DATA SECTION:
--------------------
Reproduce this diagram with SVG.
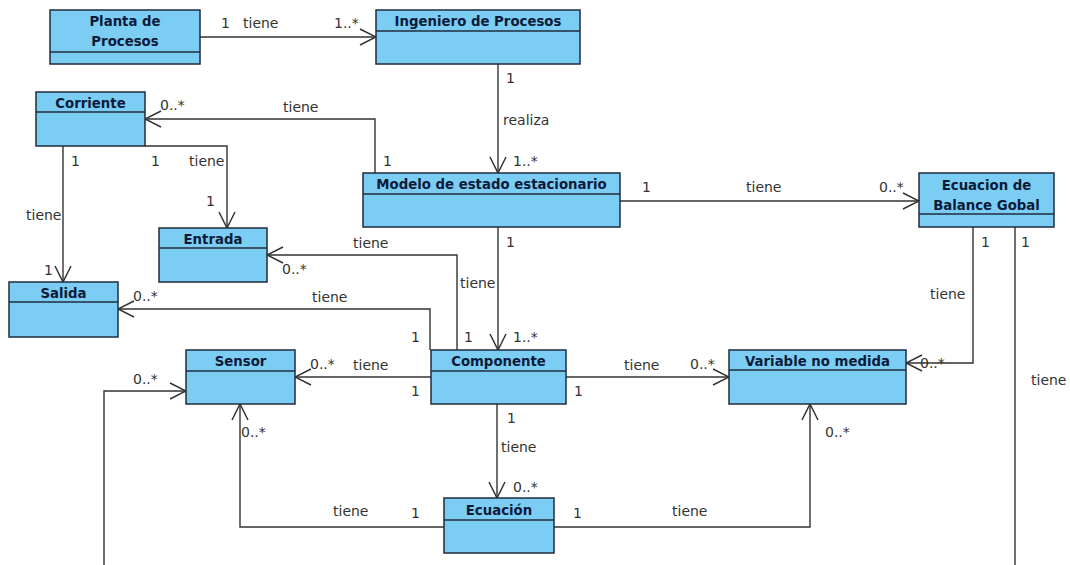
<svg xmlns="http://www.w3.org/2000/svg" width="1070" height="565" viewBox="0 0 1070 565">
<style>
.box{fill:#7ccdf3;stroke:#1f2d3d;stroke-width:1.5}
.div{stroke:#1f2d3d;stroke-width:1.5}
.title{font-family:"DejaVu Sans",sans-serif;font-weight:bold;font-size:13.3px;fill:#0d1b3a;text-anchor:middle}
.lbl{font-family:"DejaVu Sans",sans-serif;font-size:14px;fill:#333}
.con{fill:none;stroke:#333;stroke-width:1.4;marker-end:url(#arr)}
</style>
<defs>
<marker id="arr" viewBox="0 0 18 18" refX="17" refY="9" markerWidth="18" markerHeight="18" markerUnits="userSpaceOnUse" orient="auto">
<path d="M1,1 L17,9 L1,17" fill="none" stroke="#333" stroke-width="1.5"/>
</marker>
</defs>
<rect width="1070" height="565" fill="#fff"/>

<g id="connectors">
<path class="con" d="M200,37 H376"/>
<path class="con" d="M498,64 V173"/>
<path class="con" d="M375,173 V119 H145"/>
<path class="con" d="M63,146 V282"/>
<path class="con" d="M145,146 H227 V228"/>
<path class="con" d="M620,201 H919"/>
<path class="con" d="M498,227 V350"/>
<path class="con" d="M457,350 V255 H267"/>
<path class="con" d="M430,350 V309 H118"/>
<path class="con" d="M431,377 H295"/>
<path class="con" d="M566,377 H729"/>
<path class="con" d="M497,404 V498"/>
<path class="con" d="M444,527 H240 V404"/>
<path class="con" d="M554,527 H810 V404"/>
<path class="con" d="M973,227 V363 H906"/>
<path class="con" d="M1015,227 V575 H104 V391 H186"/>
</g>

<g id="labels">
<text class="lbl" x="221" y="28">1</text>
<text class="lbl" x="243" y="28">tiene</text>
<text class="lbl" x="334" y="28">1..*</text>
<text class="lbl" x="506" y="83">1</text>
<text class="lbl" x="503" y="125">realiza</text>
<text class="lbl" x="513" y="166">1..*</text>
<text class="lbl" x="383" y="166">1</text>
<text class="lbl" x="160" y="110">0..*</text>
<text class="lbl" x="283" y="112">tiene</text>
<text class="lbl" x="71" y="166">1</text>
<text class="lbl" x="151" y="166">1</text>
<text class="lbl" x="189" y="166">tiene</text>
<text class="lbl" x="206" y="206">1</text>
<text class="lbl" x="26" y="220">tiene</text>
<text class="lbl" x="44" y="275">1</text>
<text class="lbl" x="642" y="192">1</text>
<text class="lbl" x="746" y="192">tiene</text>
<text class="lbl" x="879" y="192">0..*</text>
<text class="lbl" x="353" y="248">tiene</text>
<text class="lbl" x="282" y="274">0..*</text>
<text class="lbl" x="312" y="302">tiene</text>
<text class="lbl" x="133" y="301">0..*</text>
<text class="lbl" x="460" y="288">tiene</text>
<text class="lbl" x="506" y="247">1</text>
<text class="lbl" x="411" y="342">1</text>
<text class="lbl" x="464" y="342">1</text>
<text class="lbl" x="513" y="342">1..*</text>
<text class="lbl" x="310" y="369">0..*</text>
<text class="lbl" x="353" y="370">tiene</text>
<text class="lbl" x="411" y="396">1</text>
<text class="lbl" x="574" y="396">1</text>
<text class="lbl" x="624" y="370">tiene</text>
<text class="lbl" x="690" y="369">0..*</text>
<text class="lbl" x="981" y="247">1</text>
<text class="lbl" x="1021" y="247">1</text>
<text class="lbl" x="930" y="299">tiene</text>
<text class="lbl" x="920" y="368">0..*</text>
<text class="lbl" x="1031" y="385">tiene</text>
<text class="lbl" x="133" y="384">0..*</text>
<text class="lbl" x="507" y="423">1</text>
<text class="lbl" x="501" y="452">tiene</text>
<text class="lbl" x="513" y="492">0..*</text>
<text class="lbl" x="241" y="437">0..*</text>
<text class="lbl" x="333" y="516">tiene</text>
<text class="lbl" x="411" y="518">1</text>
<text class="lbl" x="573" y="518">1</text>
<text class="lbl" x="672" y="516">tiene</text>
<text class="lbl" x="825" y="437">0..*</text>
</g>

<g id="planta">
<rect class="box" x="50" y="10" width="150" height="54"/>
<line class="div" x1="50" y1="52" x2="200" y2="52"/>
<text class="title" x="125" y="26">Planta de</text>
<text class="title" x="125" y="46">Procesos</text>
</g>
<g id="ingeniero">
<rect class="box" x="376" y="10" width="204" height="54"/>
<line class="div" x1="376" y1="31" x2="580" y2="31"/>
<text class="title" x="478" y="26">Ingeniero de Procesos</text>
</g>
<g id="corriente">
<rect class="box" x="36" y="92" width="109" height="54"/>
<line class="div" x1="36" y1="112" x2="145" y2="112"/>
<text class="title" x="90.5" y="108">Corriente</text>
</g>
<g id="modelo">
<rect class="box" x="363" y="173" width="257" height="54"/>
<line class="div" x1="363" y1="194" x2="620" y2="194"/>
<text class="title" x="491.5" y="189">Modelo de estado estacionario</text>
</g>
<g id="balance">
<rect class="box" x="919" y="173" width="135" height="54"/>
<line class="div" x1="919" y1="214" x2="1054" y2="214"/>
<text class="title" x="986.5" y="190">Ecuacion de</text>
<text class="title" x="986.5" y="210">Balance Gobal</text>
</g>
<g id="entrada">
<rect class="box" x="159" y="228" width="108" height="54"/>
<line class="div" x1="159" y1="248" x2="267" y2="248"/>
<text class="title" x="213" y="244">Entrada</text>
</g>
<g id="salida">
<rect class="box" x="9" y="282" width="109" height="55"/>
<line class="div" x1="9" y1="302" x2="118" y2="302"/>
<text class="title" x="63.5" y="298">Salida</text>
</g>
<g id="sensor">
<rect class="box" x="186" y="350" width="109" height="54"/>
<line class="div" x1="186" y1="371" x2="295" y2="371"/>
<text class="title" x="240.5" y="366">Sensor</text>
</g>
<g id="componente">
<rect class="box" x="431" y="350" width="135" height="54"/>
<line class="div" x1="431" y1="371" x2="566" y2="371"/>
<text class="title" x="498.5" y="366">Componente</text>
</g>
<g id="variable">
<rect class="box" x="729" y="350" width="177" height="54"/>
<line class="div" x1="729" y1="370" x2="906" y2="370"/>
<text class="title" x="817.5" y="366">Variable no medida</text>
</g>
<g id="ecuacion">
<rect class="box" x="444" y="498" width="110" height="55"/>
<line class="div" x1="444" y1="520" x2="554" y2="520"/>
<text class="title" x="499" y="515">Ecuación</text>
</g>
</svg>
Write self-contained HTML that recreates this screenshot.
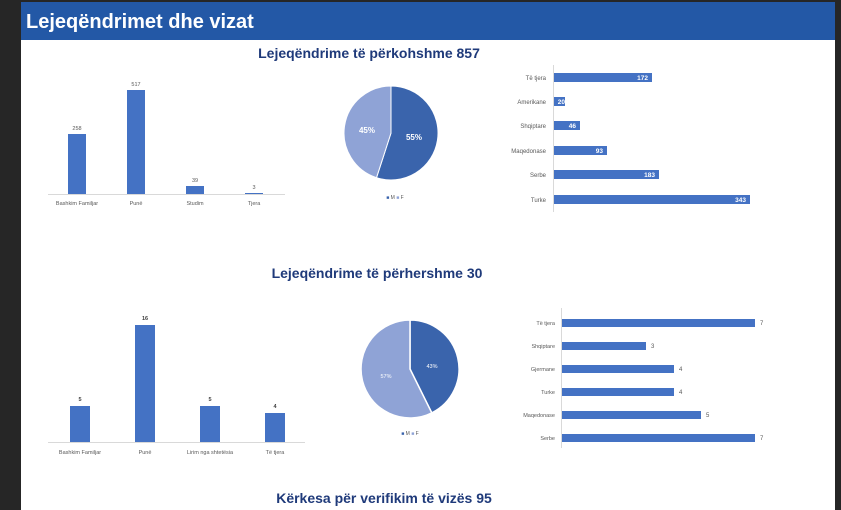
<!DOCTYPE html>
<html><head><meta charset="utf-8"><style>
html,body{margin:0;padding:0;width:841px;height:510px;overflow:hidden;background:#262626}
svg{display:block}
</style></head><body>
<svg width="841" height="510" viewBox="0 0 841 510" xmlns="http://www.w3.org/2000/svg" font-family="Liberation Sans, sans-serif">
<rect x="0" y="0" width="841" height="510" fill="#262626"/>
<rect x="21" y="2" width="814" height="508" fill="#ffffff"/>
<rect x="21" y="2" width="814" height="38" fill="#2358a6"/>
<text x="26" y="28" fill="#fff" font-size="20" font-weight="bold">Lejeqëndrimet dhe vizat</text>

<g fill="#1f3a7a" font-weight="bold" font-size="14" text-anchor="middle">
<text x="369" y="58">Lejeqëndrime të përkohshme 857</text>
<text x="377" y="278">Lejeqëndrime të përhershme 30</text>
<text x="384" y="503">Kërkesa për verifikim të vizës 95</text>
</g>

<!-- top bar chart -->
<line x1="48" y1="194.5" x2="285" y2="194.5" stroke="#d9d9d9"/>
<g fill="#4472c4">
<rect x="68" y="134" width="18" height="60"/>
<rect x="127" y="90" width="18" height="104"/>
<rect x="186" y="186" width="18" height="8"/>
<rect x="245" y="193" width="18" height="1"/>
</g>
<g font-size="5.5" fill="#595959" text-anchor="middle">
<text x="77" y="130">258</text><text x="136" y="86">517</text><text x="195" y="182">39</text><text x="254" y="189">3</text>
<text x="77" y="205">Bashkim Familjar</text><text x="136" y="205">Punë</text><text x="195" y="205">Studim</text><text x="254" y="205">Tjera</text>
</g>

<!-- pie 1 -->
<path d="M391,133 L391,86 A47,47 0 1 1 376.5,177.7 Z" fill="#3a64ac" stroke="#fff" stroke-width="1"/>
<path d="M391,133 L376.5,177.7 A47,47 0 0 1 391,86 Z" fill="#8fa3d6" stroke="#fff" stroke-width="1"/>
<text x="414" y="140" fill="#fff" font-size="8" font-weight="bold" text-anchor="middle">55%</text>
<text x="367" y="133" fill="#fff" font-size="8" font-weight="bold" text-anchor="middle">45%</text>
<text x="395" y="199" font-size="5" fill="#595959" text-anchor="middle"><tspan fill="#3a64ac">■</tspan> M  <tspan fill="#8fa3d6">■</tspan> F</text>

<!-- hbar 1 -->
<line x1="553.5" y1="65" x2="553.5" y2="212" stroke="#d9d9d9"/>
<g fill="#4472c4">
<rect x="554" y="73" width="98" height="9"/>
<rect x="554" y="97" width="11" height="9"/>
<rect x="554" y="121" width="26" height="9"/>
<rect x="554" y="146" width="53" height="9"/>
<rect x="554" y="170" width="105" height="9"/>
<rect x="554" y="195" width="196" height="9"/>
</g>
<g font-size="6" fill="#595959" text-anchor="end">
<text x="546" y="80">Të tjera</text><text x="546" y="104">Amerikane</text><text x="546" y="128">Shqiptare</text><text x="546" y="153">Maqedonase</text><text x="546" y="177">Serbe</text><text x="546" y="202">Turke</text>
</g>
<g font-size="6.5" fill="#fff" font-weight="bold" text-anchor="end">
<text x="648" y="80">172</text><text x="565" y="104">20</text><text x="576" y="128">46</text><text x="603" y="153">93</text><text x="655" y="177">183</text><text x="746" y="202">343</text>
</g>

<!-- bottom bar -->
<line x1="48" y1="442.5" x2="305" y2="442.5" stroke="#d9d9d9"/>
<g fill="#4472c4">
<rect x="70" y="406" width="20" height="36"/>
<rect x="135" y="325" width="20" height="117"/>
<rect x="200" y="406" width="20" height="36"/>
<rect x="265" y="413" width="20" height="29"/>
</g>
<g font-size="5.5" fill="#404040" text-anchor="middle" font-weight="bold">
<text x="80" y="401">5</text><text x="145" y="320">16</text><text x="210" y="401">5</text><text x="275" y="408">4</text>
</g>
<g font-size="5.5" fill="#595959" text-anchor="middle">
<text x="80" y="454">Bashkim Familjar</text><text x="145" y="454">Punë</text><text x="210" y="454">Lirim nga shtetësia</text><text x="275" y="454">Të tjera</text>
</g>

<!-- pie 2 -->
<path d="M410,369 L410,320 A49,49 0 0 1 431.8,412.9 Z" fill="#3a64ac" stroke="#fff" stroke-width="1.5"/>
<path d="M410,369 L431.8,412.9 A49,49 0 1 1 410,320 Z" fill="#8fa3d6" stroke="#fff" stroke-width="1.5"/>
<text x="432" y="368" fill="#fff" font-size="5.5" text-anchor="middle">43%</text>
<text x="386" y="378" fill="#fff" font-size="5.5" text-anchor="middle">57%</text>
<text x="410" y="435" font-size="5" fill="#595959" text-anchor="middle"><tspan fill="#3a64ac">■</tspan> M <tspan fill="#8fa3d6">■</tspan> F</text>

<!-- hbar 2 -->
<line x1="561.5" y1="308" x2="561.5" y2="448" stroke="#d9d9d9"/>
<g fill="#4472c4">
<rect x="562" y="319" width="193" height="8"/>
<rect x="562" y="342" width="84" height="8"/>
<rect x="562" y="365" width="112" height="8"/>
<rect x="562" y="388" width="112" height="8"/>
<rect x="562" y="411" width="139" height="8"/>
<rect x="562" y="434" width="193" height="8"/>
</g>
<g font-size="5.5" fill="#595959" text-anchor="end">
<text x="555" y="325">Të tjera</text><text x="555" y="348">Shqiptare</text><text x="555" y="371">Gjermane</text><text x="555" y="394">Turke</text><text x="555" y="417">Maqedonase</text><text x="555" y="440">Serbe</text>
</g>
<g font-size="6" fill="#595959">
<text x="760" y="325">7</text><text x="651" y="348">3</text><text x="679" y="371">4</text><text x="679" y="394">4</text><text x="706" y="417">5</text><text x="760" y="440">7</text>
</g>
</svg>
</body></html>
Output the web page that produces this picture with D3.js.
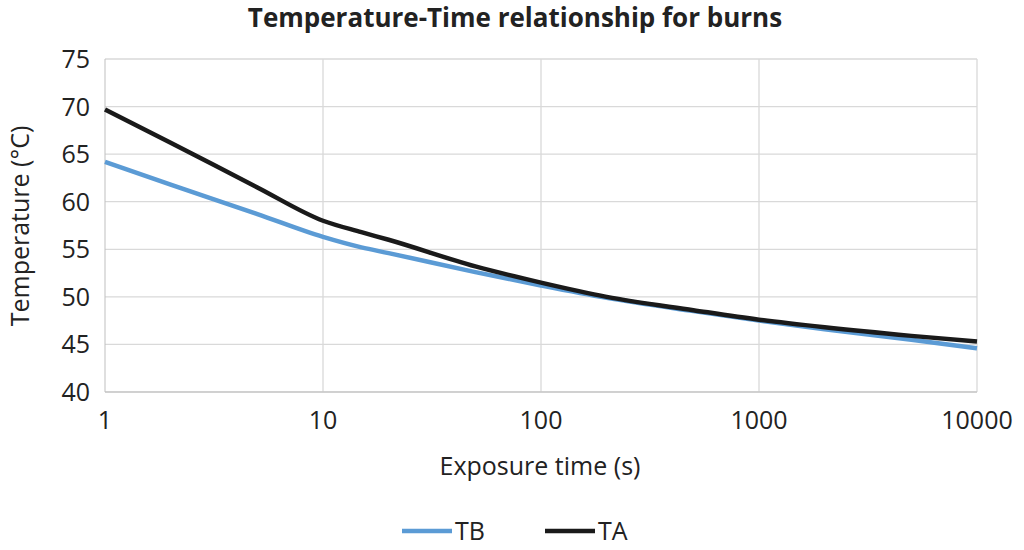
<!DOCTYPE html>
<html><head><meta charset="utf-8">
<script src="https://cdn.jsdelivr.net/npm/d3@7"></script>
<style>body{margin:0;background:#fff}svg{font-family:"Open Sans",sans-serif}</style>
</head><body><svg id="c" width="1024" height="550"></svg>
<script>
const times=[1,2,5,10,15,20,50,100,200,500,1000,2000,5000,10000];
const tb=[64.2,61.8,58.7,56.3,55.2,54.6,52.6,51.2,49.9,48.5,47.5,46.6,45.5,44.6];
const ta=[69.7,66.2,61.5,58.0,56.8,56.0,53.2,51.5,50.0,48.6,47.6,46.8,45.9,45.3];
const xTicks=[1,10,100,1000,10000];
const yTicks=[40,45,50,55,60,65,70,75];
const svg=d3.select("#c");
const x=d3.scaleLog().domain([1,10000]).range([105,977]);
const y=d3.scaleLinear().domain([40,75]).range([392,59]);
svg.append("g").selectAll("line").data(yTicks).join("line")
 .attr("x1",105).attr("x2",977).attr("y1",d=>y(d)).attr("y2",d=>y(d)).attr("stroke","#d9d9d9").attr("stroke-width",1.3);
svg.append("g").selectAll("line").data(xTicks.slice(1)).join("line")
 .attr("x1",d=>x(d)).attr("x2",d=>x(d)).attr("y1",59).attr("y2",392).attr("stroke","#d9d9d9").attr("stroke-width",1.3);
svg.append("line").attr("x1",105).attr("x2",105).attr("y1",59).attr("y2",392).attr("stroke","#bfbfbf");
svg.append("line").attr("x1",105).attr("x2",977).attr("y1",392).attr("y2",392).attr("stroke","#bfbfbf");
svg.append("g").selectAll("text").data(yTicks).join("text")
 .attr("x",90).attr("y",d=>y(d)+9).attr("text-anchor","end").attr("font-size",25).attr("fill","#222").text(d=>d);
svg.append("g").selectAll("text").data(xTicks).join("text")
 .attr("x",d=>x(d)).attr("y",429).attr("text-anchor","middle").attr("font-size",25).attr("fill","#222").text(d=>d);
const line=d3.line().x((d,i)=>x(times[i])).y(d=>y(d)).curve(d3.curveMonotoneX);
svg.append("path").attr("d",line(tb)).attr("fill","none").attr("stroke","#5b9bd5").attr("stroke-width",4.5);
svg.append("path").attr("d",line(ta)).attr("fill","none").attr("stroke","#1a1a1a").attr("stroke-width",4.5);
svg.append("text").attr("x",515).attr("y",27).attr("text-anchor","middle").attr("font-size",26).attr("font-weight","bold").attr("fill","#222").text("Temperature-Time relationship for burns");
svg.append("text").attr("x",540).attr("y",475).attr("text-anchor","middle").attr("font-size",25).attr("fill","#222").text("Exposure time (s)");
svg.append("text").attr("transform","translate(29,226) rotate(-90)").attr("text-anchor","middle").attr("font-size",25).attr("fill","#222").text("Temperature (°C)");
const leg=[{n:"TB",c:"#5b9bd5",x:402},{n:"TA",c:"#1a1a1a",x:545}];
leg.forEach(l=>{svg.append("line").attr("x1",l.x).attr("x2",l.x+50).attr("y1",531).attr("y2",531).attr("stroke",l.c).attr("stroke-width",4.5);
svg.append("text").attr("x",l.x+53).attr("y",540).attr("font-size",25).attr("fill","#222").text(l.n);});
</script></body></html>
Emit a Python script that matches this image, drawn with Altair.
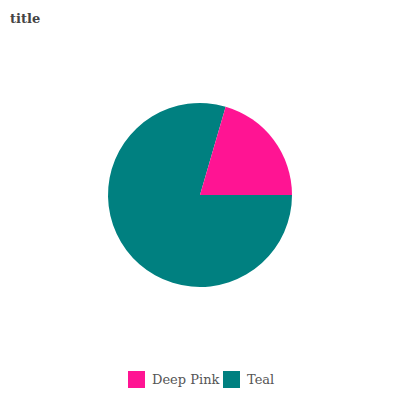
--------------------
SET PROBLEM: Select the lines from the entries that include the word "script".

ANSWER TO THE PROBLEM:
<script src="https://cdn.jsdelivr.net/npm/d3@7"></script>
<script>
</script></body></html>
Emit a Python script that matches this image, drawn with Altair.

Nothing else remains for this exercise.